I do apologize for the snark. It really isn’t typical of me. I’m just terribly disappointed. I had such high hopes for the NARA site when it was established (with limited web offerings and a lot of “email us and we’ll talk”). Over the years its web offerings have grown --somewhat slowly, by internet standards, but nicely, nonetheless— then suddenly they seem to have started to make mistakes. The first time I had a factually inaccurate NARA website quote thrown in my face asn irrefutable, I chalked it up to the inevitable fallibility oif human authors. After the third time, I no longer felt it was inevitable.

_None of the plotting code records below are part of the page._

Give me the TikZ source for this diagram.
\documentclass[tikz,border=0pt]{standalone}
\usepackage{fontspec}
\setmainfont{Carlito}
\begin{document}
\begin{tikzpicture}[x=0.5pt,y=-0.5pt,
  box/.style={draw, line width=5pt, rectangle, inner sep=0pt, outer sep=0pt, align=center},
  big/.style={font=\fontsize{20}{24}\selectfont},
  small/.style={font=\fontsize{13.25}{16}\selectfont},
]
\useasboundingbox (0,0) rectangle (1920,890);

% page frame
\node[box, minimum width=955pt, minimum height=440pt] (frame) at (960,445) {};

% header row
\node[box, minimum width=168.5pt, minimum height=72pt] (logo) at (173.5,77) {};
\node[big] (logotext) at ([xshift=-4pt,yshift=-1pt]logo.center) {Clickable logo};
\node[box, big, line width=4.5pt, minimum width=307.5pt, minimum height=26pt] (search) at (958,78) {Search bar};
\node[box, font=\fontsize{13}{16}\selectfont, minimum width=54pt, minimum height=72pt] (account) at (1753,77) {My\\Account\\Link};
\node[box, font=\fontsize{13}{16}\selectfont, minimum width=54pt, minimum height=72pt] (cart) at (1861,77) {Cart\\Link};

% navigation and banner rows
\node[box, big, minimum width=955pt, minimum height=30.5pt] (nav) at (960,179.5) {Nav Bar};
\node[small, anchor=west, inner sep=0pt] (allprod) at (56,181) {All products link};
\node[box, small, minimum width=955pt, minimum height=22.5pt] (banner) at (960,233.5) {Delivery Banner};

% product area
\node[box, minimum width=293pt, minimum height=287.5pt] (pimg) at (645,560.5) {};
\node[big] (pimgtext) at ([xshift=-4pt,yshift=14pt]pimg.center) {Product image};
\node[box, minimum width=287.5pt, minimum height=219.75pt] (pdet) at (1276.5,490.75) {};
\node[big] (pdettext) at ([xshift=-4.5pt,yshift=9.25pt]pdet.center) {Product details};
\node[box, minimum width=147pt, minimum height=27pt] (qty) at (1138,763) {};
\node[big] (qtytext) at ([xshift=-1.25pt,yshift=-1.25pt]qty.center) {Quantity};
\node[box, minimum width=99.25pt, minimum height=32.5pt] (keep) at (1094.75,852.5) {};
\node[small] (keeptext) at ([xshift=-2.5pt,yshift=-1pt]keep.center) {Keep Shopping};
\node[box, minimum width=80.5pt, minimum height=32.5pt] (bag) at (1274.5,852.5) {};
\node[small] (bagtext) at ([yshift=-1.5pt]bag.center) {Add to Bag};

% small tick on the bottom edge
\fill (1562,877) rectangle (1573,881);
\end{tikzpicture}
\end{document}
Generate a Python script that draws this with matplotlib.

Yes, I’ve considered the possiility that I was wrong. I don’t have this problem with all sites. YOU try justifying the “1800” date cited above
I respect NARA, but they were always in the record-keeping and preservation business. I wonder if whoever composes their webpages is up to the task of interpreting the diverse technical topics in their collection – or if they will become the kind of difficult to refute source of misinformation that Dopers often encounter.
Why the vitriol? These mean the exact same thing.
A friend of mine wrote a successful piece of software for Farm Management, for AgResearch (a New Zealand Crown Research Institute). One of the features involved mapping paddock area, so the farmer could calculate grass yield etc.
When the software started to be sold in Australia, my friend had to revise the software and add a new paddock type - a circular one, for the pivot irrigation systems used in Oz.
Si
Well, I was certainly excessively snarky, but they don’t mean the same thing at all. North/south grid roads run exactly north/south. As such, in the absence of corrections they’d never deviate from a given line of longitude. At a correction line, what happens is that the roads to the north are all moved away from the longitudinal line that the corresponding roads to the south were following, in order to reset themselves back to 1 mile intervals.
Of course you’re correct on both points. I don’t know where England came back from; I can only say I typed it in a moment of total confusion. The longitude/section boundary difference is from my memory of a SK government handout from long ago, in which they repeatedly emphasised the squareness of the sections. (I can’t give a better cite, since I lost or tossed the leaflet in a move quite a few years ago.)